L’homme cultive son mystère. Il sait être silencieux, refusant les entretiens. C’est certainement le propre des grands auteurs: prendre du recul sur le tempo infligé par les medias de plus en plus zappeurs. Outre ses coups de provocations, la musique d’Adès révèle une assimilation géniale des compositeurs anciens: Beethoven et Liszt, mais aussi Franck (dont il aimait, enfant, écouter en boucle la Symphonie en ré mineur) et Fauré. Le pianiste qui donne encore quelques concerts de musique de chambre, aime jouer Schubert, Strawinsly, Janacek avec une aisance maîtrisée, qui dévoile l’interprète intime et sensible. Depuis 1999, le compositeur dirige le Festival d’Aldeburgh, fondé par son compatriote Benjamin Britten, qui fut comme lui, compositeur et pianiste.
On peut donc se féliciter que le festival Présences 2007 consacre au musicien la majorité de sa 17 ème programmation. Un événement d’autant plus attendu que c’est la dernière année où les concerts auront lieu dans l’enceinte de la maison de Radio France puisqu’en 2008, le festival voyagera dans les capitales de province, le temps que soit réaménagé un nouvel auditorium ; 2007 sera aussi l’occasion d’accueillir la prestigieuse Philharmonie de Berlin qui sous la direction de Simon Rattle, un fervent défenseur de la musique d’Adès (spécialiste d’Asyla, depuis 1997) créera en France, sa nouvelle oeuvre symphonique, « Tevot », Salle Pleyel, le 5 mars 2007, (auparavant créée à Berlin, le 21 février 2007), sorte de conclusion magistrale aux concerts qui se seront déroulés du 9 février au 4 mars 2007, à la Maison de Radio France. Au cours de ce « festival Adès », « Violon concerto, Concentric Paths », « January Writ », « Brahms », « three premises are alarmed », « America (a prophecy) » seront joués en « création française ».
Fidèle à sa ligne artistique, Présences 2007 permettra aussi la création de nombreuses oeuvres d’autres compositeurs contemporains, souvent des commandes de la Maison ronde : « La plus forte » de Barry (9 février), « filigranes » de Fourgon (16 février), « Vague de pierre » de Pécou (17 février), « Partitas et quatuor » de Bancquart (2 mars), « concerto pour cor » de Decoust (4 mars 2007)… Un programme des plus alléchants pour les amateurs de musique contemporaine.
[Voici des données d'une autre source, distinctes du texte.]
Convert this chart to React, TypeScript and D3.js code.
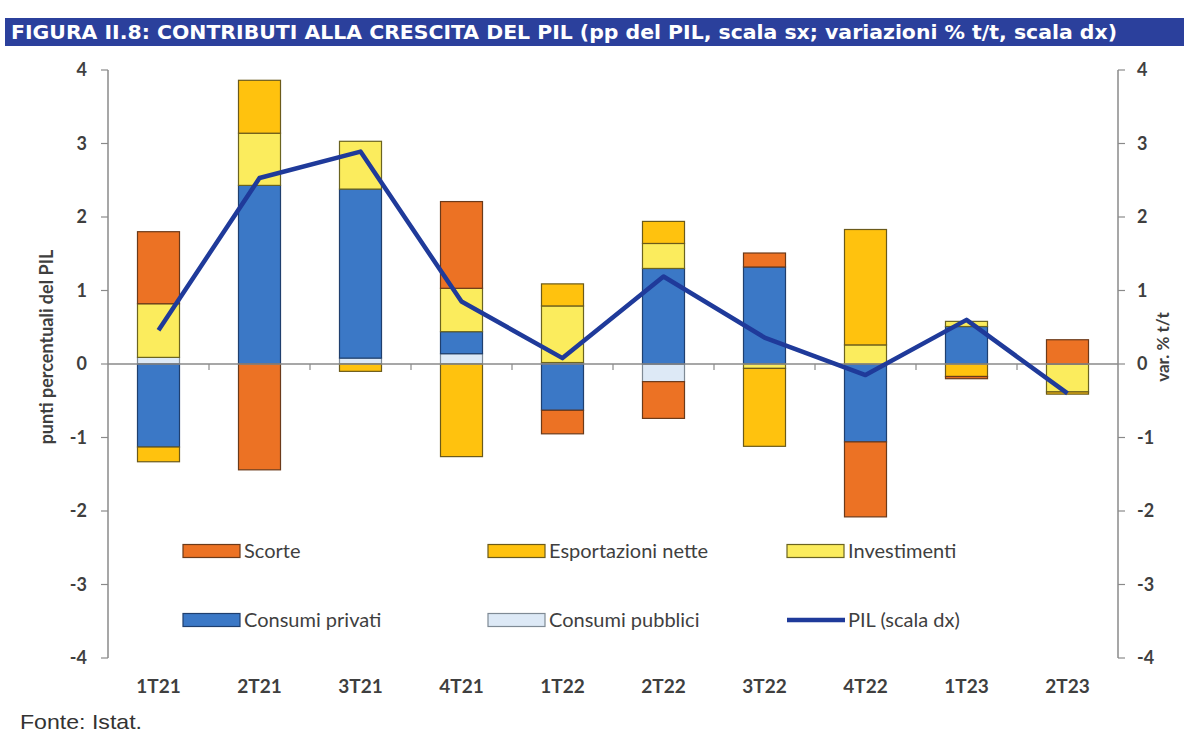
import React from "react";
import * as d3 from "d3";

const categories = ["1T21", "2T21", "3T21", "4T21", "1T22", "2T22", "3T22", "4T22", "1T23", "2T23"];
const consumiPubblici = [0.09, 0.0, 0.08, 0.14, 0.02, -0.24, 0.0, 0.0, 0.0, 0.0];
const consumiPrivati = [-1.13, 2.43, 2.3, 0.3, -0.63, 1.3, 1.32, -1.06, 0.51, 0.0];
const investimenti = [0.73, 0.71, 0.65, 0.59, 0.77, 0.34, -0.06, 0.26, 0.07, -0.38];
const esportazioniNette = [-0.2, 0.72, -0.1, -1.26, 0.3, 0.3, -1.06, 1.57, -0.17, -0.03];
const scorte = [0.98, -1.44, 0.0, 1.18, -0.32, -0.5, 0.19, -1.02, -0.03, 0.33];
const pil = [0.46, 2.53, 2.89, 0.85, 0.08, 1.19, 0.36, -0.15, 0.6, -0.4];
const yTicks = [-4, -3, -2, -1, 0, 1, 2, 3, 4];

const seriesKeys = ["pubblici", "privati", "investimenti", "esportazioni", "scorte"];
const seriesValues: Record<string, number[]> = {
  pubblici: consumiPubblici,
  privati: consumiPrivati,
  investimenti: investimenti,
  esportazioni: esportazioniNette,
  scorte: scorte,
};
const colors: Record<string, string> = {
  scorte: "#EC7224",
  esportazioni: "#FFC20E",
  investimenti: "#FBEC5D",
  privati: "#3B78C6",
  pubblici: "#DDE9F6",
};
const strokes: Record<string, string> = {
  scorte: "#6b3a1a",
  esportazioni: "#6b5a1a",
  investimenti: "#6b6420",
  privati: "#1f3f6e",
  pubblici: "#7f8a95",
};

const legendItems = [
  { key: "scorte", label: "Scorte", col: 0, row: 0 },
  { key: "esportazioni", label: "Esportazioni nette", col: 1, row: 0 },
  { key: "investimenti", label: "Investimenti", col: 2, row: 0 },
  { key: "privati", label: "Consumi privati", col: 0, row: 1 },
  { key: "pubblici", label: "Consumi pubblici", col: 1, row: 1 },
  { key: "pil", label: "PIL (scala dx)", col: 2, row: 1 },
];

export default function App() {
  const W = 1184;
  const H = 735;
  const left = 108;
  const right = 1118;
  const x = d3.scaleBand<string>().domain(categories).range([left, right]).paddingInner(0.584).paddingOuter(0.292);
  const y = d3.scaleLinear().domain([-4, 4]).range([658, 70]);
  const yR = d3.scaleLinear().domain([-4, 4]).range([658, 70]);

  const table = categories.map((c, i) => {
    const row: any = { cat: c };
    seriesKeys.forEach((k) => (row[k] = seriesValues[k][i]));
    return row;
  });
  const stack = d3.stack<any>().keys(seriesKeys).offset(d3.stackOffsetDiverging);
  const stacked = stack(table);

  const line = d3
    .line<number>()
    .x((_, i) => (x(categories[i]) as number) + x.bandwidth() / 2)
    .y((d) => yR(d));

  const step = x.step();
  const boundaries = categories.slice(1).map((c) => (x(c) as number) - (step - x.bandwidth()) / 2);

  const axisColor = "#8a8a8a";
  const labelColor = "#3f3f3f";
  const font = "Lato, 'Open Sans', sans-serif";

  const legendX = [183, 488, 787];
  const legendY = [551, 620];

  return (
    <svg width={W} height={H} style={{ position: "absolute", left: 0, top: 0, background: "#fff" }}>
      {/* Title bar */}
      <rect x={5} y={18} width={W - 5} height={28} fill="#2B409C" />
      <text
        x={11}
        y={38.5}
        fill="#fff"
        fontFamily="'Liberation Sans Narrow', 'DejaVu Sans Condensed', 'Roboto', sans-serif"
        fontWeight="bold"
        fontSize={19}
        textLength={1106}
        lengthAdjust="spacingAndGlyphs"
      >
        FIGURA II.8: CONTRIBUTI ALLA CRESCITA DEL PIL (pp del PIL, scala sx; variazioni % t/t, scala dx)
      </text>

      {/* Bars */}
      {stacked.map((s) => (
        <g key={s.key}>
          {s.map((d, i) => {
            const y0 = y(d[0]);
            const y1 = y(d[1]);
            const h = Math.abs(y0 - y1);
            if (h < 0.01) return null;
            return (
              <rect
                key={i}
                x={x(categories[i])}
                y={Math.min(y0, y1)}
                width={x.bandwidth()}
                height={h}
                fill={colors[s.key]}
                stroke={strokes[s.key]}
                strokeWidth={1.2}
              />
            );
          })}
        </g>
      ))}

      {/* Zero line and category ticks */}
      <line x1={left} x2={right} y1={y(0)} y2={y(0)} stroke={axisColor} strokeWidth={1.5} />
      {boundaries.map((b, i) => (
        <line key={i} x1={b} x2={b} y1={y(0)} y2={y(0) + 6} stroke={axisColor} strokeWidth={1.2} />
      ))}

      {/* Left axis */}
      <line x1={left} x2={left} y1={y(4)} y2={y(-4)} stroke={axisColor} strokeWidth={1.5} />
      {yTicks.map((t) => (
        <g key={"l" + t}>
          <line x1={left - 7} x2={left} y1={y(t)} y2={y(t)} stroke={axisColor} strokeWidth={1.2} />
          <text x={87} y={y(t)} dy="0.35em" textAnchor="end" fontFamily={font} fontWeight="bold" fontSize={18} fill={labelColor}>
            {t}
          </text>
        </g>
      ))}

      {/* Right axis */}
      <line x1={right} x2={right} y1={yR(4)} y2={yR(-4)} stroke={axisColor} strokeWidth={1.5} />
      {yTicks.map((t) => (
        <g key={"r" + t}>
          <line x1={right} x2={right + 7} y1={yR(t)} y2={yR(t)} stroke={axisColor} strokeWidth={1.2} />
          <text x={1137} y={yR(t)} dy="0.35em" textAnchor="start" fontFamily={font} fontWeight="bold" fontSize={18} fill={labelColor}>
            {t}
          </text>
        </g>
      ))}

      {/* PIL line */}
      <path d={line(pil) || ""} fill="none" stroke="#1F3A9A" strokeWidth={4.5} strokeLinejoin="round" />

      {/* Axis titles */}
      <text
        transform={`translate(53,${y(0) - 17}) rotate(-90)`}
        textAnchor="middle"
        fontFamily={font}
        fontWeight="bold"
        fontSize={18}
        fill={labelColor}
      >
        punti percentuali del PIL
      </text>
      <text
        transform={`translate(1169,${y(0) - 17}) rotate(-90)`}
        textAnchor="middle"
        fontFamily={font}
        fontWeight="bold"
        fontSize={17}
        fill={labelColor}
      >
        var. % t/t
      </text>

      {/* Category labels */}
      {categories.map((c) => (
        <text
          key={c}
          x={(x(c) as number) + x.bandwidth() / 2}
          y={686}
          dy="0.35em"
          textAnchor="middle"
          fontFamily={font}
          fontWeight="bold"
          fontSize={19}
          fill={labelColor}
        >
          {c}
        </text>
      ))}

      {/* Legend */}
      {legendItems.map((it) => {
        const lx = legendX[it.col];
        const ly = legendY[it.row];
        return (
          <g key={it.key}>
            {it.key === "pil" ? (
              <line x1={lx} x2={lx + 58} y1={ly} y2={ly} stroke="#1F3A9A" strokeWidth={4.5} />
            ) : (
              <rect x={lx} y={ly - 6.5} width={57} height={13} fill={colors[it.key]} stroke={strokes[it.key]} strokeWidth={1.2} />
            )}
            <text x={lx + 61} y={ly} dy="0.35em" fontFamily={font} fontSize={20} fill={labelColor}>
              {it.label}
            </text>
          </g>
        );
      })}

      {/* Source */}
      <text
        x={20}
        y={722}
        dy="0.35em"
        fontFamily="'Liberation Sans Narrow', 'Liberation Sans', sans-serif"
        fontSize={21}
        fill="#333"
        textLength={122}
        lengthAdjust="spacingAndGlyphs"
      >
        Fonte: Istat.
      </text>
    </svg>
  );
}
Au total, 23 oeuvres du compositeur britannique seront jouées dont 7 en création française.
Festival Présences 2007. 4 week ends, du 9 février au 4 mars 2007, Maison de la Radio. Le 5 mars, salle Pleyel. Informations : www.concerts.radiofrance.fr
DVD
Powder her face : l’opéra créé à Londres en 1995, fait d’un sujet scabreux voire pornographique, une partition facétieuse et subtile, satirique mais surtout humaine. La Duchesse d’Argyll, qui a réellement existé, est une débauchée émouvante. La musique d’une inspiration virtuose, toujours juste, éblouit du début à la fin des 7 actes. La version filmée ici pour la télévision est particulièrement réussie. Sous la baguette du compositeur, chacun des accents dramatiques est rehaussé par la complicité de l’effectif instrumental. Bonus : un documentaire de 50 mn sur Thomas Adès. Version anglaise. Pas de traduction ni sous-titre en français. 1 dvd Digitalclassicsdvd.